The Government and Other Securities (Local Trustees Powers) Acts were enacted in 1957. This law established the securities in which trust funds could be placed. It also clearly outlined trustees’ duties and responsibilities.

Furthermore, the colonial authority established the Professor Barback committee to investigate the ways and means of promoting a share market in Nigeria. Part of the committee’s terms of reference included the possibility of establishing a capital market in Nigeria.

The committee suggested, among other things, the construction of share trading facilities, the implementation of share transfer procedures, and steps to encourage savings and the issuance of government and other organisations’ securities.

By the end of the year (1957), the colonial administration had passed the General Loan and Stock Act and the Local Loan (Registered Stock and Securities) Act based on the Barback Committee’s recommendations. The Central Bank of Nigeria was created in 1958 under the Central Bank of Nigeria Act.

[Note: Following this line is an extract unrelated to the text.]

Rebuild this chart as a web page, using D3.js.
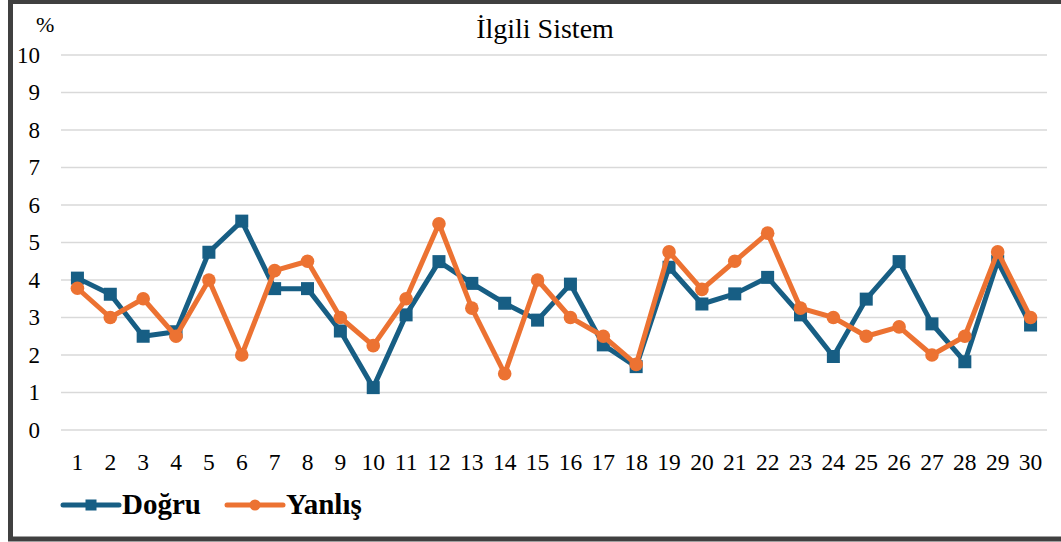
<!DOCTYPE html>
<html><head><meta charset="utf-8">
<script src="https://cdn.jsdelivr.net/npm/d3@7"></script>
<style>
html,body{margin:0;padding:0;background:#fff;}
</style></head>
<body><svg id="c" width="1061" height="542"></svg>
<script>
const categories = d3.range(1, 31).map(String);
const dogru  = [4.05,3.62,2.5,2.62,4.74,5.57,3.77,3.77,2.64,1.13,3.07,4.49,3.91,3.38,2.93,3.89,2.27,1.69,4.34,3.36,3.63,4.07,3.07,1.96,3.49,4.49,2.83,1.82,4.5,2.8];
const yanlis = [3.78,3.0,3.5,2.5,4.0,2.0,4.25,4.5,3.0,2.25,3.5,5.5,3.25,1.5,4.0,3.0,2.5,1.75,4.75,3.75,4.5,5.25,3.25,3.0,2.5,2.75,2.0,2.5,4.75,3.0];
const yTicks = [0,1,2,3,4,5,6,7,8,9,10];
const title = "İlgili Sistem";
const unit = "%";
const seriesNames = ["Doğru", "Yanlış"];
const colors = ["#175E84", "#EC7232"];
const FONT = '"Liberation Serif","Times New Roman",serif';

const svg = d3.select("#c");
// frame
svg.append("rect").attr("x", 10.5).attr("y", 1.5).attr("width", 1060).attr("height", 537.5)
  .attr("fill", "none").attr("stroke", "#404040").attr("stroke-width", 5);

const x = d3.scaleBand().domain(categories).range([61, 1047]);
const y = d3.scaleLinear().domain([0, 10]).range([430, 55]);

// gridlines
svg.append("g").selectAll("line").data(yTicks).join("line")
  .attr("x1", 61).attr("x2", 1047)
  .attr("y1", d => y(d)).attr("y2", d => y(d))
  .attr("stroke", "#d9d9d9").attr("stroke-width", 1.5);

// y axis labels
const yAxis = svg.append("g").attr("transform", "translate(40,0)")
  .call(d3.axisLeft(y).tickValues(yTicks).tickSize(0).tickPadding(0));
yAxis.select(".domain").remove();
yAxis.selectAll("text").style("font-size", "23px").attr("dy", "0.32em")
  .style("font-family", FONT).attr("fill", "#000");

// x axis labels
const xAxis = svg.append("g").attr("transform", "translate(0,453)")
  .call(d3.axisBottom(x).tickSize(0).tickPadding(0));
xAxis.select(".domain").remove();
xAxis.selectAll("text").style("font-size", "23.5px").attr("dy", "0.71em")
  .style("font-family", FONT).attr("fill", "#000");

// title & unit
svg.append("text").attr("x", 545).attr("y", 38).attr("text-anchor", "middle")
  .style("font-family", FONT).style("font-size", "28px").attr("fill", "#000").text(title);
svg.append("text").attr("x", 36).attr("y", 32)
  .style("font-family", FONT).style("font-size", "22px").attr("fill", "#000").text(unit);

const cx = d => x(d) + x.bandwidth() / 2;
const line = d3.line().x(d => cx(d[0])).y(d => y(d[1]));

// Doğru
const d1 = categories.map((c, i) => [c, dogru[i]]);
svg.append("path").datum(d1).attr("d", line).attr("fill", "none")
  .attr("stroke", colors[0]).attr("stroke-width", 5).attr("stroke-linejoin", "round");
svg.append("g").selectAll("rect").data(d1).join("rect")
  .attr("x", d => cx(d[0]) - 6.5).attr("y", d => y(d[1]) - 6.5)
  .attr("width", 13).attr("height", 13).attr("fill", colors[0]);

// Yanlış
const d2 = categories.map((c, i) => [c, yanlis[i]]);
svg.append("path").datum(d2).attr("d", line).attr("fill", "none")
  .attr("stroke", colors[1]).attr("stroke-width", 5).attr("stroke-linejoin", "round");
svg.append("g").selectAll("circle").data(d2).join("circle")
  .attr("cx", d => cx(d[0])).attr("cy", d => y(d[1])).attr("r", 6.8).attr("fill", colors[1]);

// legend
const leg = [
  {name: seriesNames[0], color: colors[0], x0: 63, x1: 119, text: 122, shape: "square"},
  {name: seriesNames[1], color: colors[1], x0: 227, x1: 283, text: 286, shape: "circle"}
];
const ly = 505;
leg.forEach(l => {
  svg.append("line").attr("x1", l.x0).attr("x2", l.x1).attr("y1", ly).attr("y2", ly)
    .attr("stroke", l.color).attr("stroke-width", 5).attr("stroke-linecap", "round");
  const mx = (l.x0 + l.x1) / 2;
  if (l.shape === "square") {
    svg.append("rect").attr("x", mx - 5.5).attr("y", ly - 5.5).attr("width", 11).attr("height", 11).attr("fill", l.color);
  } else {
    svg.append("circle").attr("cx", mx).attr("cy", ly).attr("r", 5.5).attr("fill", l.color);
  }
  svg.append("text").attr("x", l.text).attr("y", 514)
    .style("font-family", FONT).style("font-size", "29px")
    .style("font-weight", "bold").attr("fill", "#000").text(l.name);
});
</script></body></html>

The goal of these numerous laws was to lay the groundwork for a viable securities/capital market in Nigeria. In response to these legislation, the colonial authority granted the first N2 million Federation of Nigeria Development Loan Stock in May 1959.

In 1959, it also passed the Statutory Corporations (Loan Guarantees) Act. The Central Bank of Nigeria released the first Nigerian Treasury Bills in April 1960, with the goal of creating an outlet for the investment of short-term liquid funds in Nigeria as well as supplying monies to the government while it waited for its own earnings.

The Lagos Stock Exchange was established as a private limited liability company, limited by guarantee, on September 15, 1960, in accordance with the Lagos Stock Exchange Act of 1960.

The Lagos Stock Exchange Act of 1960 allowed its members monopolistic powers to deal in securities quoted on the exchange. It also enabled the Central Bank to transact directly in securities.

On June 5, 1961, the Lagos Stock Exchange opened for operation with 19 listed instruments, including 3 shares, 6 Federal Government Bonds, and 10 industrial loans. On October 1, 1961, “the National Provident Fund was established as a compulsory contributory savings scheme aimed at providing some protection to contributors at old age, invalidity or temporary loss of employment” .

The enabling Act permitted the Fund to invest its excess money only in Nigerian securities authorised under the Trustee Investment Acts of 1957 and 1962, as well as securities generated or issued by or on behalf of the federal government (SEC, 1999:49). In 1962, the Exchange Control Act and the Trustees Investment Act were passed.

The Capital Issues Committee was also formed to investigate and recommend the formation of a top monitoring entity for Nigeria’s burgeoning capital market. The Borrowings by Public Bodies Act was enacted in 1966.

The Companies Decree and the Banking Decree were issued in 1968 and 1969, respectively. The Nigerian Enterprises Promotion Decree was promulgated in 1972, while the Capital Issues Commission Decree was passed in 1963.

As a result, the Capital Issue Committee became the highest-level regulating authority for the Nigerian capital market. This order enabled it to set the price and timing of new securities offerings through an offer for sale or subscription.